The plane failed to crash in Cancún, but the heat and humidity jumped them as soon as they walked off the plane. They retrieved their luggage and took a taxi from the mainland over to the Island, where Mallard had gotten rooms at the Blue Palms. "Let's get cleaned up and find something to eat," he said. "The hotel restaurant is supposed to be okay."
"How about the Italian place where Rinker was shot?" Lucas asked. "Your report says it's pretty good."
"Saving that for lunch tomorrow," Mallard said.
The hotel room was a blank-faced off-white cubicle with a TV and a minibar, a too-soft double bed, and a bathroom without a tub. The place smelled faintly of bug spray and salt water, and could have been at any seaside anywhere. Lucas hung his clothes in the closet and washed his face, then walked out onto the narrow balcony and looked down at the water.
Rinker had been here, and not long ago.

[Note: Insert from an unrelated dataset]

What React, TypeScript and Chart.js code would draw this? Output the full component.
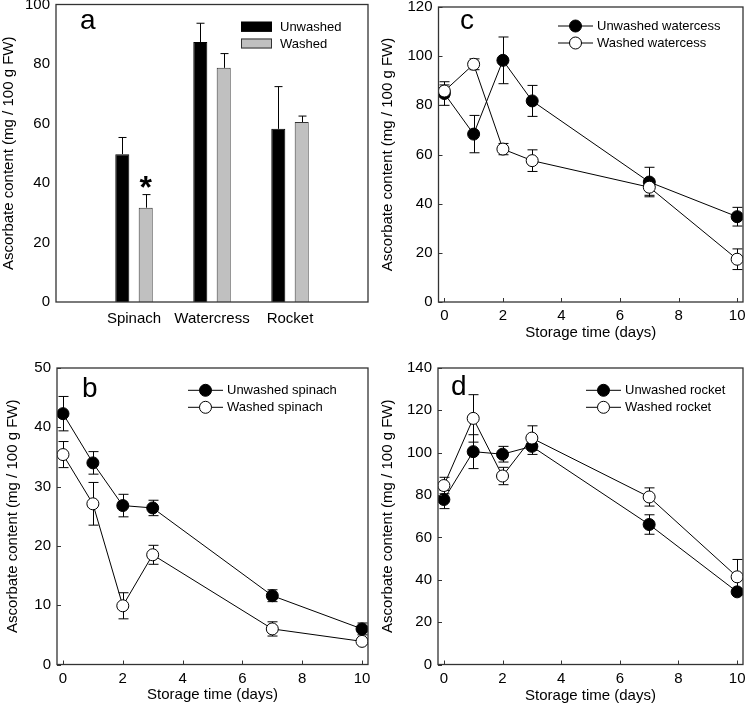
import React, { useEffect, useRef } from 'react';
import { Chart, registerables } from 'chart.js';
Chart.register(...registerables);

const FONT = "'Liberation Sans', Arial, Helvetica, sans-serif";
const W = 375;
const H = 353;

// ---- data ----
const categories = ['Spinach', 'Watercress', 'Rocket'];
const unwashedBar = [49.7, 87.4, 58.2];
const unwashedBarErr = [5.6, 6.3, 14.2];
const washedBar = [31.7, 78.7, 60.5];
const washedBarErr = [4.4, 4.8, 2.0];

const days = [0, 1, 2, 3, 7, 10];
const dayTicks = [0, 2, 4, 6, 8, 10];

const unwashedSpinach = [42.3, 34.0, 26.8, 26.4, 11.6, 6.0];
const unwashedSpinachErr = [2.9, 1.9, 1.9, 1.3, 1.0, 1.0];
const washedSpinach = [35.4, 27.1, 9.9, 18.5, 6.0, 3.9];
const washedSpinachErr = [2.2, 3.6, 2.2, 1.6, 1.2, 0.5];

const unwashedWatercress = [84.8, 68.3, 98.3, 81.8, 48.8, 34.7];
const unwashedWatercressErr = [4.8, 7.6, 9.5, 6.3, 6.0, 3.8];
const washedWatercress = [85.8, 96.7, 62.2, 57.5, 46.7, 17.4];
const washedWatercressErr = [2.5, 2.2, 2.3, 4.4, 3.3, 4.2];

const unwashedRocket = [77.9, 100.5, 99.3, 103.0, 66.1, 34.3];
const unwashedRocketErr = [4.3, 8.0, 3.7, 3.8, 4.6, 1.5];
const washedRocket = [84.5, 116.2, 89.0, 106.9, 79.1, 41.4];
const washedRocketErr = [3.9, 11.2, 4.1, 5.8, 4.3, 8.2];

const Y_TITLE = 'Ascorbate content (mg / 100 g FW)';
const X_TITLE = 'Storage time (days)';

type Area = { left: number; top: number; right: number; bottom: number };

function drawFrame(chart: any) {
  const { ctx, chartArea } = chart;
  ctx.save();
  ctx.strokeStyle = '#333';
  ctx.lineWidth = 1.3;
  ctx.strokeRect(chartArea.left, chartArea.top, chartArea.right - chartArea.left, chartArea.bottom - chartArea.top);
  ctx.restore();
}

function lineConfig(p: {
  letter: string;
  letterX: number;
  letterY: number;
  area: Area;
  yMax: number;
  yStep: number;
  names: string[];
  series: number[][];
  errors: number[][];
  legendX: number;
  legendY: number;
  yTitlePad: number;
  xTitlePad: number;
}) {
  const plugin = {
    id: 'panel',
    beforeDatasetsDraw(chart: any) {
      const ctx = chart.ctx;
      const xs = chart.scales.x;
      const ys = chart.scales.y;
      ctx.save();
      ctx.strokeStyle = '#000';
      ctx.lineWidth = 1;
      p.series.forEach((vals, si) => {
        vals.forEach((v, i) => {
          const e = p.errors[si][i];
          const px = Math.round(xs.getPixelForValue(days[i])) + 0.5;
          const y1 = ys.getPixelForValue(v + e);
          const y2 = ys.getPixelForValue(v - e);
          ctx.beginPath();
          ctx.moveTo(px, y1);
          ctx.lineTo(px, y2);
          ctx.moveTo(px - 5, y1);
          ctx.lineTo(px + 5, y1);
          ctx.moveTo(px - 5, y2);
          ctx.lineTo(px + 5, y2);
          ctx.stroke();
        });
      });
      ctx.restore();
    },
    afterDraw(chart: any) {
      const ctx = chart.ctx;
      const xs = chart.scales.x;
      const ys = chart.scales.y;
      const a = chart.chartArea;
      drawFrame(chart);
      ctx.save();
      ctx.strokeStyle = '#333';
      ctx.lineWidth = 1;
      dayTicks.forEach((t) => {
        const px = Math.round(xs.getPixelForValue(t)) + 0.5;
        ctx.beginPath();
        ctx.moveTo(px, a.bottom);
        ctx.lineTo(px, a.bottom - 4);
        ctx.stroke();
      });
      for (let v = 0; v <= p.yMax; v += p.yStep) {
        const py = Math.round(ys.getPixelForValue(v)) + 0.5;
        ctx.beginPath();
        ctx.moveTo(a.left, py);
        ctx.lineTo(a.left + 4, py);
        ctx.stroke();
      }
      // legend
      ctx.font = `13px ${FONT}`;
      ctx.textBaseline = 'middle';
      ctx.textAlign = 'left';
      p.names.forEach((name, i) => {
        const ry = p.legendY + i * 17;
        const lx = p.legendX;
        ctx.strokeStyle = '#000';
        ctx.lineWidth = 1;
        ctx.beginPath();
        ctx.moveTo(lx, ry);
        ctx.lineTo(lx + 35, ry);
        ctx.stroke();
        ctx.beginPath();
        ctx.arc(lx + 17.5, ry, 6, 0, Math.PI * 2);
        ctx.fillStyle = i === 0 ? '#000' : '#fff';
        ctx.fill();
        ctx.stroke();
        ctx.fillStyle = '#000';
        ctx.fillText(name, lx + 39, ry + 0.5);
      });
      ctx.font = `28px ${FONT}`;
      ctx.textBaseline = 'alphabetic';
      ctx.fillText(p.letter, p.letterX, p.letterY);
      ctx.restore();
    },
  };

  return {
    type: 'line',
    data: {
      datasets: p.series.map((vals, si) => ({
        label: p.names[si],
        data: vals.map((v, i) => ({ x: days[i], y: v })),
        borderColor: '#000',
        borderWidth: 1,
        pointRadius: 6,
        pointHoverRadius: 6,
        pointBackgroundColor: si === 0 ? '#000' : '#fff',
        pointBorderColor: '#000',
        pointBorderWidth: 1,
        order: si === 0 ? 1 : 0,
        tension: 0,
        fill: false,
      })),
    },
    options: {
      animation: false,
      responsive: false,
      maintainAspectRatio: false,
      events: [],
      layout: { padding: { left: 0, top: p.area.top, right: W - p.area.right, bottom: 0 } },
      plugins: { legend: { display: false }, tooltip: { enabled: false } },
      scales: {
        x: {
          type: 'linear',
          min: -0.2,
          max: 10.2,
          afterBuildTicks: (s: any) => {
            s.ticks = dayTicks.map((v) => ({ value: v }));
          },
          afterFit: (s: any) => {
            s.height = H - p.area.bottom;
            s.paddingLeft = 0;
            s.paddingRight = 0;
          },
          grid: { display: false, drawTicks: false },
          border: { display: false },
          ticks: { color: '#000', font: { family: FONT, size: 15 }, padding: 5, maxRotation: 0, autoSkip: false },
          title: { display: true, text: X_TITLE, color: '#000', font: { family: FONT, size: 15 }, padding: { top: 0, bottom: p.xTitlePad } },
        },
        y: {
          min: 0,
          max: p.yMax,
          ticks: { stepSize: p.yStep, color: '#000', font: { family: FONT, size: 15 }, padding: 6 },
          afterFit: (s: any) => {
            s.width = p.area.left;
            s.paddingTop = 0;
            s.paddingBottom = 0;
          },
          grid: { display: false, drawTicks: false },
          border: { display: false },
          title: { display: true, text: Y_TITLE, color: '#000', font: { family: FONT, size: 15 }, padding: { top: p.yTitlePad, bottom: 0 } },
        },
      },
    },
    plugins: [plugin],
  };
}

function barConfig() {
  const area: Area = { left: 56, top: 4.5, right: 368, bottom: 302 };
  const labels = ['', ...categories, ''];
  const plugin = {
    id: 'barPanel',
    afterDatasetsDraw(chart: any) {
      const ctx = chart.ctx;
      const ys = chart.scales.y;
      ctx.save();
      ctx.strokeStyle = '#000';
      ctx.lineWidth = 1;
      const errs = [unwashedBarErr, washedBarErr];
      const vals = [unwashedBar, washedBar];
      [0, 1].forEach((di) => {
        const meta = chart.getDatasetMeta(di);
        vals[di].forEach((v, i) => {
          const el = meta.data[i + 1];
          const px = Math.round(el.x) + 0.5;
          const y0 = ys.getPixelForValue(v);
          const y1 = ys.getPixelForValue(v + errs[di][i]);
          ctx.beginPath();
          ctx.moveTo(px, y0);
          ctx.lineTo(px, y1);
          ctx.moveTo(px - 4, y1);
          ctx.lineTo(px + 4, y1);
          ctx.stroke();
        });
      });
      // asterisk over washed spinach
      const el = chart.getDatasetMeta(1).data[1];
      ctx.fillStyle = '#000';
      ctx.font = `bold 32px ${FONT}`;
      ctx.textAlign = 'center';
      ctx.textBaseline = 'alphabetic';
      ctx.fillText('*', el.x, 198);
      ctx.restore();
    },
    afterDraw(chart: any) {
      const ctx = chart.ctx;
      drawFrame(chart);
      ctx.save();
      // legend
      const rows = [
        { name: 'Unwashed', fill: '#000', stroke: '#000' },
        { name: 'Washed', fill: '#c0c0c0', stroke: '#333' },
      ];
      ctx.font = `13px ${FONT}`;
      ctx.textBaseline = 'middle';
      ctx.textAlign = 'left';
      rows.forEach((r, i) => {
        const cy = 26.7 + i * 16.8;
        ctx.fillStyle = r.fill;
        ctx.fillRect(241, cy - 5, 31, 10);
        ctx.strokeStyle = r.stroke;
        ctx.lineWidth = 1;
        ctx.strokeRect(241.5, cy - 4.5, 30, 9);
        ctx.fillStyle = '#000';
        ctx.fillText(r.name, 280, cy + 0.5);
      });
      ctx.font = `28px ${FONT}`;
      ctx.textBaseline = 'alphabetic';
      ctx.fillText('a', 80, 29);
      ctx.restore();
    },
  };
  return {
    type: 'bar',
    data: {
      labels,
      datasets: [
        {
          label: 'Unwashed',
          data: [null, ...unwashedBar, null],
          backgroundColor: '#000',
          borderColor: '#000',
          borderWidth: 1,
          barPercentage: 0.6,
          categoryPercentage: 0.6,
        },
        {
          label: 'Washed',
          data: [null, ...washedBar, null],
          backgroundColor: '#c0c0c0',
          borderColor: '#333',
          borderWidth: 1,
          barPercentage: 0.6,
          categoryPercentage: 0.6,
        },
      ],
    },
    options: {
      animation: false,
      responsive: false,
      maintainAspectRatio: false,
      events: [],
      layout: { padding: { left: 0, top: area.top, right: W - area.right, bottom: 0 } },
      plugins: { legend: { display: false }, tooltip: { enabled: false } },
      scales: {
        x: {
          type: 'category',
          offset: false,
          afterFit: (s: any) => {
            s.height = H - area.bottom;
            s.paddingLeft = 0;
            s.paddingRight = 0;
          },
          grid: { display: false, drawTicks: false, offset: false },
          border: { display: false },
          ticks: { color: '#000', font: { family: FONT, size: 15 }, padding: 8, maxRotation: 0, autoSkip: false },
        },
        y: {
          min: 0,
          max: 100,
          ticks: { stepSize: 20, color: '#000', font: { family: FONT, size: 15 }, padding: 6 },
          afterFit: (s: any) => {
            s.width = area.left;
            s.paddingTop = 0;
            s.paddingBottom = 0;
          },
          grid: { display: false, drawTicks: false },
          border: { display: false },
          title: { display: true, text: Y_TITLE, color: '#000', font: { family: FONT, size: 15 }, padding: { top: 0, bottom: 0 } },
        },
      },
    },
    plugins: [plugin],
  };
}

function Panel({ left, top, make }: { left: number; top: number; make: () => any }) {
  const ref = useRef<HTMLCanvasElement | null>(null);
  useEffect(() => {
    if (!ref.current) return;
    const chart = new Chart(ref.current, make());
    return () => chart.destroy();
  }, []);
  return (
    <canvas
      ref={ref}
      width={W}
      height={H}
      style={{ position: 'absolute', left, top, width: W, height: H, display: 'block' }}
    />
  );
}

export default function App() {
  useEffect(() => {
    document.body.style.margin = '0';
    document.body.style.background = '#fff';
  }, []);
  return (
    <div style={{ position: 'relative', width: 750, height: 706, background: '#fff', overflow: 'hidden' }}>
      <Panel left={0} top={0} make={barConfig} />
      <Panel
        left={375}
        top={0}
        make={() =>
          lineConfig({
            letter: 'c',
            letterX: 85,
            letterY: 29,
            area: { left: 63.5, top: 5, right: 374, bottom: 302 },
            yMax: 120,
            yStep: 20,
            names: ['Unwashed watercess', 'Washed watercess'],
            series: [unwashedWatercress, washedWatercress],
            errors: [unwashedWatercressErr, washedWatercressErr],
            legendX: 183,
            legendY: 26,
            yTitlePad: 4,
            xTitlePad: 11,
          })
        }
      />
      <Panel
        left={0}
        top={353}
        make={() =>
          lineConfig({
            letter: 'b',
            letterX: 82,
            letterY: 43.5,
            area: { left: 57, top: 15, right: 368.5, bottom: 311.5 },
            yMax: 50,
            yStep: 10,
            names: ['Unwashed spinach', 'Washed spinach'],
            series: [unwashedSpinach, washedSpinach],
            errors: [unwashedSpinachErr, washedSpinachErr],
            legendX: 188,
            legendY: 37.3,
            yTitlePad: 4,
            xTitlePad: 2,
          })
        }
      />
      <Panel
        left={375}
        top={353}
        make={() =>
          lineConfig({
            letter: 'd',
            letterX: 76,
            letterY: 42,
            area: { left: 63, top: 15, right: 374, bottom: 311.5 },
            yMax: 140,
            yStep: 20,
            names: ['Unwashed rocket', 'Washed rocket'],
            series: [unwashedRocket, washedRocket],
            errors: [unwashedRocketErr, washedRocketErr],
            legendX: 211,
            legendY: 37.3,
            yTitlePad: 4,
            xTitlePad: 1,
          })
        }
      />
    </div>
  );
}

Had worked within a couple of blocks of the Blue Palms, had probably spent time on the beach ten stories down. She might well be in the same kind of place, somewhere else on the globe, looking for a job, trying to settle in.
Or she might have a hidey-hole in St. Louis, ready to go to war on her lover's killers. If she'd simply run, they'd never find her. But if she'd gone to St. Louis, he thought...
If she'd gone to St. Louis, they'd get her.